Elles n’ont presque plus de sens, ces images de la bande de Gaza dévastée, de civils tombés sous les armes israéliennes. Elles n’ont plus de sens, ou n’en ont que trop. À Gaza, ce qui reste debout, c’est la parole. Dans Gaza-Strophe, les réalisateurs entreprennent un voyage au bout de la nuit dont toute la substance de la mise en scène repose sur les mots recueillis. Ce n’est plus une résistance, c’est la force de vie mise à mal donnée à entendre comme trop rarement.
Janvier 2009. La bande de Gaza sort tout juste de l’opération « Plomb durci », lancée par l’armée israélienne contre le Hamas. Tout n’est que champ de ruines. Au milieu des décombres, des enfants cherchent leurs jouets, leurs vêtements. Des hommes se rassemblent pour se soutenir comme ils peuvent, parler, échanger, boire un café. Vivre. Dans ce décor de fin du monde, Samir Abdallah et Khéridine Mabrouk ne font pas que planter leur caméra. Ils filment la parole, l’unique bien qui reste aux habitants dépassés par la violence de l’intervention.
Pendant cette guerre qui ne disait pas son nom, les médias ont été refoulés hors du champ de bataille. Les deux réalisateurs parviennent dans la bande de Gaza une fois le gros de l’intervention passé, alors que des drones continuent de tournoyer au-dessus des têtes des Gazaouis. Ils sont escortés par des membres du Centre palestinien des droits de l’homme de Gaza, que l’on ne voit pas à l’image, mais dont le « titre » résonne dans les paroles recueillies : où sont les droits de l’homme dans les témoignages mis en œuvre dans ce film comme on mettrait en scène le constat de l’absence de l’humain ? Aujourd’hui, d’anciens soldats israéliens, notamment de l’ONG Briser le silence, témoignent de l’arbitraire des méthodes de l’armée israélienne, parfois guidée par la volonté des colons de « faire peur » aux civils palestiniens. Le rapport sur l’opération « Plomb durci » du juge Goldstone pour les Nations Unies accrédite les exactions faites aux civils. Gaza-Strophe n’est que ça, et c’est une somme : la vie brisée de ces civils, simples paysans, figés dans l’incompréhension du feu qui touchent leurs enfants.
Le dispositif filmique donne le tournis. Autour de Gaza-ville, les réalisateurs naviguent de villages en villages, accumulant les témoignages jusqu’au vertige, à la répétition. La caméra, sobre, laisse toute la place aux habitants filmés dans les « décors » même de leurs maisons en ruines. Ce qui frappe et bouleverse, dans ce film, c’est la force puisée à la source de la parole : de poèmes en poèmes, Mahmoud Darwich tout proche, un homme s’accroche à sa force de vie.
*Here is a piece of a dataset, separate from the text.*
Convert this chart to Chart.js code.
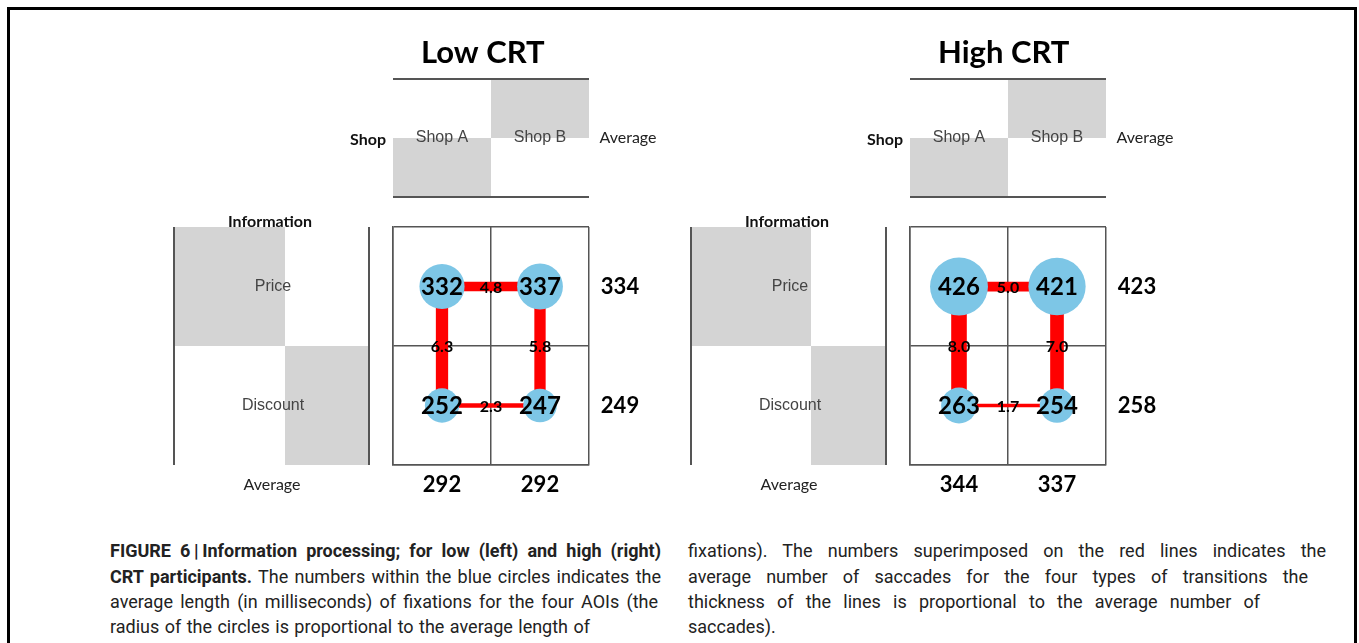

Une petite fille, sans une larme, expose à la caméra les dessins de ses cauchemars. Une femme demande « Pourquoi ? Pourquoi ? »
Samir Abdallah et Khéridine Mabrouk ont trouvé le ton et la position idéale dans un tel contexte, tant filmé et tant déformé. Nul pathos dans Gaza-Strophe, ni musique trop appuyée, ni gros plan manipulateur. Les réalisateurs se tiennent à l’écart de tout misérabilisme et se placent comme les capteurs de la vie sous les bombes, focalisant l’attention sur la précision des faits relatés et la dignité des habitants. Pudique, respectueux, le regard des réalisateurs cherche à transmettre des mots de Gaza qu’on entend trop peu. La poignante scène finale, où ce vieil homme égrène le malheur et l’injustice, s’apparente presque à une improvisation poétique. Comme si Gaza était devenue une métaphore, une fable tragique. C’est une scène de clair-obscur où les hommes se partagent les fraises qui faisaient la fierté de leurs cultures, mangeant, d’abord, de bon appétit, laissant leur cuiller en suspens, ensuite, comme figés par l’émotion de leur condition mise en mots par leur acolyte, debout à jamais.